Justified is based on “Fire in the Hole,” a short story by one of America’s best mystery writers, Elmore Leonard. The character of Raylan Givens became so popular that Leonard’s wrote what became his final novel, appropriately entitled Raylan, to detail the Marshall’s further adventures. Until his death in 2013, Leonard was a consultant and frequent presence on the set of the television show. 

Timothy Olyphant

Timothy Olyphant is back as Marshall Raylan

Sam Elliott

Sam Elliott – Justified’s New Big Bad

The strengths of Justified over the years have been its colorful dialogue and quirky characters. Frankly, last season was a bit of a disappointment for viewers. Instead of the great master villains of seasons past like Emmy-winner Margot Martindale and Neal McDonough, last season’s big bads were the Crowder family, a group of Everglades lowlifes who migrated to Justified‘s Harlan County, Kentucky setting in a futile search for greener criminal pastures. While they certainly weren’t the type of people, you’d want to run into in a dark alley at night, they simply weren’t enough of a screen presence to serve as suitable adversaries for Raylan for an entire season.

Fortunately for viewers, Justified seems to have found a terrific villain for its final season.

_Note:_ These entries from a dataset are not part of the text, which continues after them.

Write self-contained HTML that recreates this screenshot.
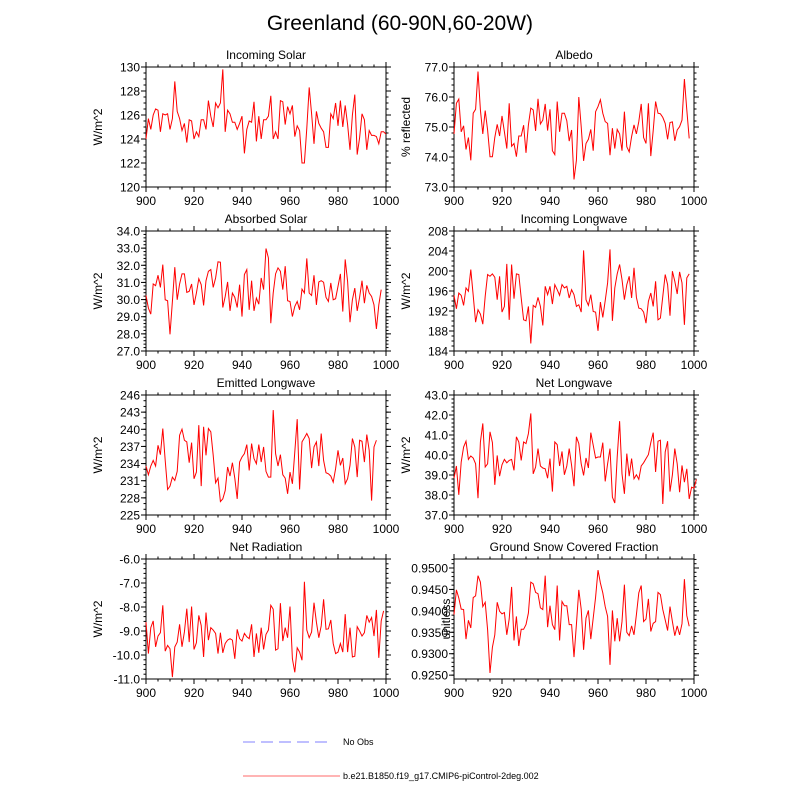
<!DOCTYPE html>
<html><head><meta charset="utf-8"><style>
body{margin:0;background:#fff;}
svg{display:block;font-family:"Liberation Sans",sans-serif;}
</style></head><body>
<svg id="chart" width="800" height="800" xmlns="http://www.w3.org/2000/svg">
<text x="400" y="30" font-size="21" text-anchor="middle">Greenland (60-90N,60-20W)</text>
<g>
<line x1="243" y1="742" x2="330" y2="742" stroke="#9999ff" stroke-width="1.2" stroke-dasharray="12,6"/>
<text x="343" y="745" font-size="9">No Obs</text>
<line x1="243" y1="776" x2="340" y2="776" stroke="#ff8888" stroke-width="1.2"/>
<text x="343" y="779" font-size="9">b.e21.B1850.f19_g17.CMIP6-piControl-2deg.002</text>
</g>
</svg>
<script>
const years0 = 900;
const incomingSolar = [124.0,125.7,124.8,126.0,126.5,126.4,124.6,126.1,126.0,126.1,124.8,125.7,128.8,126.3,125.7,124.7,125.3,123.7,125.6,125.5,124.0,124.6,124.2,125.6,125.6,124.8,127.2,125.9,125.0,127.0,126.6,127.0,129.8,124.6,126.4,126.1,125.4,125.4,124.8,125.3,125.9,122.8,124.8,125.5,125.4,127.1,123.8,125.9,124.0,125.6,125.6,125.9,127.6,124.0,124.6,124.0,127.2,127.1,125.2,126.7,126.1,126.8,124.2,125.1,124.7,122.0,122.0,124.9,128.3,126.1,123.6,126.3,125.3,124.9,124.6,123.3,123.3,126.1,125.7,127.0,125.1,127.2,125.0,126.8,125.2,123.1,126.0,127.7,122.7,124.1,126.1,125.6,123.1,124.7,124.3,124.3,124.2,123.6,124.6,124.6,124.4];
const albedo = [74.77,75.79,75.93,74.84,75.04,74.25,74.65,73.89,75.46,75.59,76.85,75.57,74.77,75.55,74.90,74.01,74.01,74.65,75.09,74.70,75.37,74.84,74.28,75.79,74.36,74.45,74.01,74.70,74.70,75.06,74.14,75.07,75.63,75.57,74.87,75.94,75.10,75.23,75.77,74.88,75.59,74.21,74.08,75.85,74.84,75.46,75.46,75.21,74.53,74.90,73.25,73.89,76.0,75.01,73.87,74.45,74.59,74.92,74.21,75.51,75.68,75.91,75.46,75.18,75.12,74.06,74.96,74.28,74.92,74.77,74.21,75.51,74.34,74.17,74.68,75.07,74.77,75.18,75.77,74.65,74.45,75.79,74.03,74.88,75.85,75.46,75.44,75.32,75.12,74.59,75.15,75.17,74.54,74.90,75.01,75.23,76.60,75.57,74.62];
const absorbedSolar = [30.24,29.50,29.15,30.91,30.81,31.42,30.71,32.04,29.99,29.93,27.97,29.89,31.89,29.99,30.91,31.50,31.50,30.42,30.48,30.91,29.69,30.38,31.22,30.87,29.66,31.10,31.65,31.75,30.71,31.26,32.20,32.18,29.54,30.18,31.03,29.34,30.38,30.13,29.54,30.87,29.01,31.46,31.75,29.40,31.10,29.34,30.09,29.73,31.26,30.58,32.98,32.43,28.62,30.38,31.50,31.85,31.65,30.58,31.95,29.93,29.89,29.01,29.60,29.89,29.40,30.61,30.38,32.40,30.38,30.24,31.42,29.69,31.03,31.10,31.01,30.13,29.89,30.97,29.99,30.05,30.77,31.50,29.30,32.34,31.06,28.68,29.99,30.67,29.34,30.13,31.10,29.79,30.83,30.38,30.18,29.69,28.29,29.69,30.58];
const incomingLW = [195.13,192.45,195.60,195.13,193.12,196.61,195.94,200.29,195.13,189.77,192.25,191.38,189.37,194.93,199.29,198.95,199.42,198.75,194.26,198.95,191.78,192.92,201.43,190.24,201.30,194.46,199.42,199.29,194.60,190.24,190.04,192.92,185.5,193.12,192.72,194.73,192.92,189.10,196.94,195.27,196.94,193.39,197.28,196.27,195.13,197.28,196.61,196.94,194.60,196.27,195.27,192.92,193.25,191.78,204.11,194.26,193.12,195.27,191.91,191.78,188.03,193.79,190.71,194.06,197.61,204.31,190.04,196.61,199.42,201.30,198.28,194.26,197.28,198.95,194.60,200.63,194.73,192.58,192.45,191.78,189.57,193.93,195.60,192.92,197.95,190.24,190.57,194.93,199.29,197.28,191.05,199.96,197.95,195.40,199.82,197.61,189.23,198.62,199.42];
const emittedLW = [233.57,232.04,233.57,234.56,233.57,237.20,235.56,240.13,234.56,229.46,230.05,231.63,231.04,232.63,238.96,240.02,238.08,237.79,234.15,237.67,231.34,232.51,240.72,230.05,240.43,235.44,240.13,239.55,235.44,230.63,231.45,227.35,227.82,229.28,233.39,231.81,234.15,231.45,227.82,234.27,235.15,235.74,237.32,232.80,237.50,234.86,233.98,237.32,234.27,236.91,232.63,231.63,231.63,243.36,235.74,233.57,235.56,232.04,231.45,228.70,232.51,230.46,236.03,241.78,229.46,237.79,238.49,239.26,238.38,233.21,236.91,237.79,233.57,239.26,234.56,232.39,232.22,231.81,230.75,233.10,236.32,233.68,234.97,230.46,231.34,233.68,238.38,236.91,231.63,238.08,237.91,234.27,239.08,236.32,227.52,236.91,238.08];
const netLW = [38.84,39.45,38.01,39.65,40.40,40.69,39.78,39.95,39.85,39.56,37.84,40.65,41.58,39.40,39.56,41.16,40.62,38.51,39.98,38.94,39.51,39.78,39.61,39.73,39.78,39.23,40.91,40.65,39.73,40.65,40.57,41.07,42.08,39.06,39.40,40.32,39.45,39.35,39.31,38.84,39.82,38.17,40.65,40.52,39.45,40.18,39.01,39.45,40.32,39.48,38.44,40.91,40.57,39.56,38.98,39.85,39.35,41.12,40.49,39.85,39.90,39.90,40.62,38.68,39.56,40.32,37.89,37.60,39.90,41.69,39.06,38.06,40.07,38.94,39.82,38.81,39.01,38.78,39.45,39.61,39.82,40.02,40.62,41.12,39.15,40.69,40.74,37.55,40.15,40.69,38.17,39.01,40.32,39.56,38.14,39.48,38.64,39.31,37.80,38.39,38.34,38.78];
const netRadiation = [-8.63,-9.94,-8.86,-8.58,-9.66,-9.21,-9.07,-7.93,-9.84,-9.60,-9.74,-10.92,-9.66,-9.46,-8.72,-9.66,-9.04,-8.07,-9.46,-7.98,-9.77,-9.49,-8.35,-8.77,-10.08,-8.23,-9.38,-8.86,-8.96,-9.10,-9.94,-9.07,-9.91,-9.52,-9.38,-9.32,-9.38,-10.16,-8.93,-9.32,-9.42,-9.10,-9.24,-9.32,-8.72,-10.08,-9.10,-9.91,-8.86,-9.77,-9.14,-8.96,-7.93,-8.09,-9.80,-9.74,-7.84,-9.42,-8.86,-9.28,-7.98,-10.16,-10.72,-9.70,-9.88,-10.22,-6.95,-8.96,-9.28,-9.04,-7.82,-8.63,-9.28,-8.79,-7.68,-8.93,-8.91,-8.54,-9.52,-9.94,-9.88,-9.52,-9.88,-8.30,-9.88,-8.86,-10.08,-10.05,-8.82,-9.00,-9.21,-9.07,-8.35,-8.63,-8.44,-9.21,-8.12,-10.12,-8.58,-8.16];
const snowFraction = [0.9391,0.9449,0.9430,0.9404,0.9403,0.9334,0.9378,0.9360,0.9431,0.9435,0.9482,0.9467,0.9410,0.9420,0.9356,0.9255,0.9315,0.9344,0.9420,0.9399,0.9393,0.9396,0.9344,0.9381,0.9456,0.9331,0.9387,0.9318,0.9357,0.9357,0.9368,0.9395,0.9467,0.9463,0.9443,0.9440,0.9407,0.9403,0.9482,0.9362,0.9412,0.9368,0.9356,0.9459,0.9331,0.9422,0.9412,0.9412,0.9368,0.9368,0.9292,0.9368,0.9449,0.9404,0.9309,0.9383,0.9401,0.9334,0.9383,0.9432,0.9495,0.9465,0.9442,0.9410,0.9387,0.9274,0.9401,0.9329,0.9383,0.9329,0.9375,0.9461,0.9350,0.9342,0.9365,0.9344,0.9391,0.9442,0.9459,0.9375,0.9381,0.9428,0.9352,0.9371,0.9375,0.9443,0.9438,0.9403,0.9379,0.9354,0.9410,0.9375,0.9342,0.9365,0.9344,0.9370,0.9474,0.9389,0.9364];
const xTicks = [900,920,940,960,980,1000];

const NS="http://www.w3.org/2000/svg";
const svg=document.getElementById('chart');
function mk(tag,attrs,parent){const e=document.createElementNS(NS,tag);for(const k in attrs)e.setAttribute(k,attrs[k]);(parent||svg).appendChild(e);return e;}

const panels=[
 {name:'incoming-solar',title:'Incoming Solar',data:incomingSolar,x:146,y:67,min:120,max:130,major:2,minor:0.5,dec:0,ylab:'W/m^2'},
 {name:'albedo',title:'Albedo',data:albedo,x:454,y:67,min:73,max:77,major:1,minor:0.2,dec:1,ylab:'% reflected'},
 {name:'absorbed-solar',title:'Absorbed Solar',data:absorbedSolar,x:146,y:231,min:27,max:34,major:1,minor:0.2,dec:1,ylab:'W/m^2'},
 {name:'incoming-longwave',title:'Incoming Longwave',data:incomingLW,x:454,y:231,min:184,max:208,major:4,minor:1,dec:0,ylab:'W/m^2'},
 {name:'emitted-longwave',title:'Emitted Longwave',data:emittedLW,x:146,y:395,min:225,max:246,major:3,minor:1,dec:0,ylab:'W/m^2'},
 {name:'net-longwave',title:'Net Longwave',data:netLW,x:454,y:395,min:37,max:43,major:1,minor:0.2,dec:1,ylab:'W/m^2'},
 {name:'net-radiation',title:'Net Radiation',data:netRadiation,x:146,y:559,min:-11,max:-6,major:1,minor:0.2,dec:1,ylab:'W/m^2'},
 {name:'ground-snow-covered-fraction',title:'Ground Snow Covered Fraction',data:snowFraction,x:454,y:559,min:0.9241,max:0.9521,major:0.005,minor:0.001,dec:4,ylab:'unitless',tstart:0.925}
];
const W=240,H=120;
panels.forEach(p=>{
  const g=mk('g',{});
  
  
  const xs=v=>p.x+(v-900)/100*W;
  const ys=v=>p.y+H-(v-p.min)/(p.max-p.min)*H;
  const t=mk('text',{x:p.x+W/2,y:p.y-8,'font-size':12,'text-anchor':'middle'},g);t.textContent=p.title;
  
  
  mk('rect',{x:p.x,y:p.y,width:W,height:H,fill:'none',stroke:'#000','stroke-width':1},g);
  // x ticks
  xTicks.forEach(v=>{
    const x=xs(v);
    mk('line',{x1:x,y1:p.y+H,x2:x,y2:p.y+H+5,stroke:'#000'},g);
    mk('line',{x1:x,y1:p.y,x2:x,y2:p.y-5,stroke:'#000'},g);
    const l=mk('text',{x:x,y:p.y+H+18,'font-size':12,'text-anchor':'middle'},g);l.textContent=v;
    
    
  });
  for(let v=905;v<1000;v+=5){if(v%20===0)continue;const x=xs(v);
    mk('line',{x1:x,y1:p.y+H,x2:x,y2:p.y+H+2.5,stroke:'#000'},g);
    mk('line',{x1:x,y1:p.y,x2:x,y2:p.y-2.5,stroke:'#000'},g);}
  // y minor
  const eps=1e-9;
  const mstart=Math.ceil((p.min-eps)/p.minor)*p.minor;
  for(let v=mstart;v<=p.max+eps;v+=p.minor){const y=ys(v);
    mk('line',{x1:p.x,y1:y,x2:p.x-2.5,y2:y,stroke:'#000'},g);
    mk('line',{x1:p.x+W,y1:y,x2:p.x+W+2.5,y2:y,stroke:'#000'},g);}
  const tstart=p.tstart!==undefined?p.tstart:p.min;
  for(let v=tstart;v<=p.max+eps;v+=p.major){const y=ys(v);
    mk('line',{x1:p.x,y1:y,x2:p.x-5,y2:y,stroke:'#000'},g);
    mk('line',{x1:p.x+W,y1:y,x2:p.x+W+5,y2:y,stroke:'#000'},g);
    const l=mk('text',{x:p.x-6,y:y+4.5,'font-size':12,'text-anchor':'end'},g);l.textContent=v.toFixed(p.dec);
    
    
  }
  const yl=mk('text',{x:0,y:0,'font-size':12,'text-anchor':'middle',transform:`translate(${p.x-(p.dec===4?4:44)},${p.y+H/2}) rotate(-90)`},g);
  yl.textContent=p.ylab;
  
  
  const pts=p.data.map((v,i)=>xs(years0+i).toFixed(2)+','+ys(v).toFixed(2)).join(' ');
  const line=mk('polyline',{points:pts,fill:'none',stroke:'#ff0000','stroke-width':1},g);
  
  
});
</script>
</body></html>
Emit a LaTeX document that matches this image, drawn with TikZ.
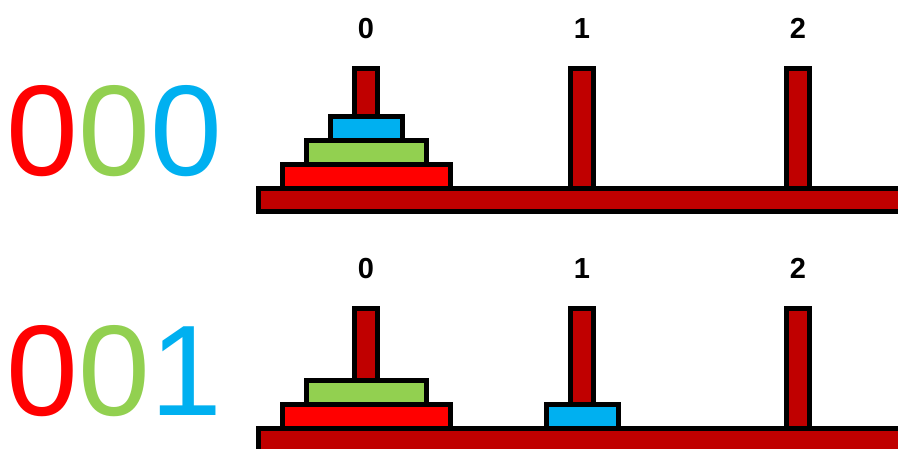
\documentclass[tikz,border=0pt]{standalone}
\usepackage{fontspec}
\setmainfont{Liberation Sans}
\definecolor{darkred}{HTML}{C00000}
\definecolor{dred}{HTML}{FF0000}
\definecolor{dgreen}{HTML}{92D050}
\definecolor{dblue}{HTML}{00B0F0}
\begin{document}
\begin{tikzpicture}[x=1pt,y=-1pt,
  part/.style={draw=black,line width=5pt},
  peglabel/.style={anchor=base,inner sep=0pt,font=\fontsize{29}{29}\selectfont\bfseries},
  bignum/.style={anchor=base west,inner sep=0pt,font=\fontsize{129}{129}\selectfont}]
\clip (0,0) rectangle (898,448);
\fill[white] (0,0) rectangle (898,448);
% ---------- top row ----------
\foreach \px/\lab in {366/0,582/1,798/2}{
  \node[peglabel] (tl\lab) at (\px,38) {\lab};
  \filldraw[part,fill=darkred] (\px-11.7,68) rectangle (\px+11.7,190);
}
\filldraw[part,fill=darkred] (258.2,188) rectangle (910,211);
\filldraw[part,fill=dred] (282,164) rectangle (450,188);
\filldraw[part,fill=dgreen] (306,140) rectangle (426,164);
\filldraw[part,fill=dblue] (330,116) rectangle (402,140);
\node[bignum] (numtop) at (6.6,175.5) {\textcolor{dred}{0}\textcolor{dgreen}{0}\textcolor{dblue}{0}};
% ---------- bottom row ----------
\foreach \px/\lab in {366/0,582/1,798/2}{
  \node[peglabel] (bl\lab) at (\px,278) {\lab};
  \filldraw[part,fill=darkred] (\px-11.7,308) rectangle (\px+11.7,430);
}
\filldraw[part,fill=darkred] (258.2,428) rectangle (910,451);
\filldraw[part,fill=dred] (282,404) rectangle (450,428);
\filldraw[part,fill=dgreen] (306,380) rectangle (426,404);
\filldraw[part,fill=dblue] (546,404) rectangle (618,428);
\node[bignum] (numbot) at (6.6,415.5) {\textcolor{dred}{0}\textcolor{dgreen}{0}\textcolor{dblue}{1}};
\end{tikzpicture}
\end{document}
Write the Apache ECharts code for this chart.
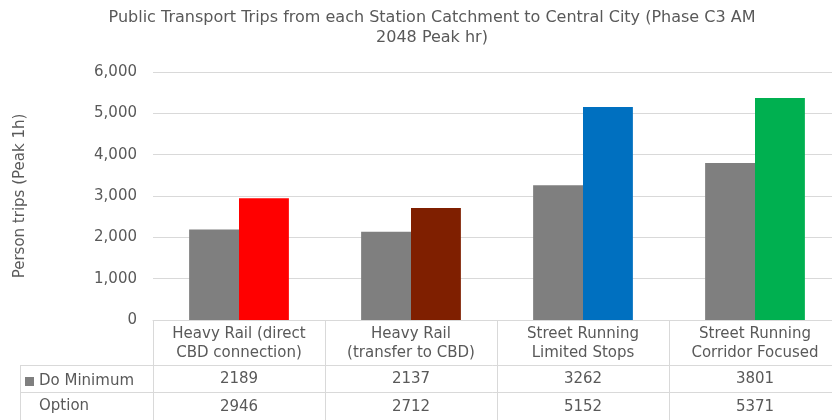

Sam Elliott will travel to Harlan County, playing Markham, a “legendary” gangster turned legitimate pot entrepreneur who’s looking to reclaim his former empire. Markham is also looking to reclaim his former lover, Katherine Hale (Mary Steenburgen), who was one of Season Five’s best new additions. Markham’s plans undoubtedly won’t sit well with Raylan, and they probably won’t sit well with Boyd Crowder, who’s planning on going into illegitimate business with Katherine, either.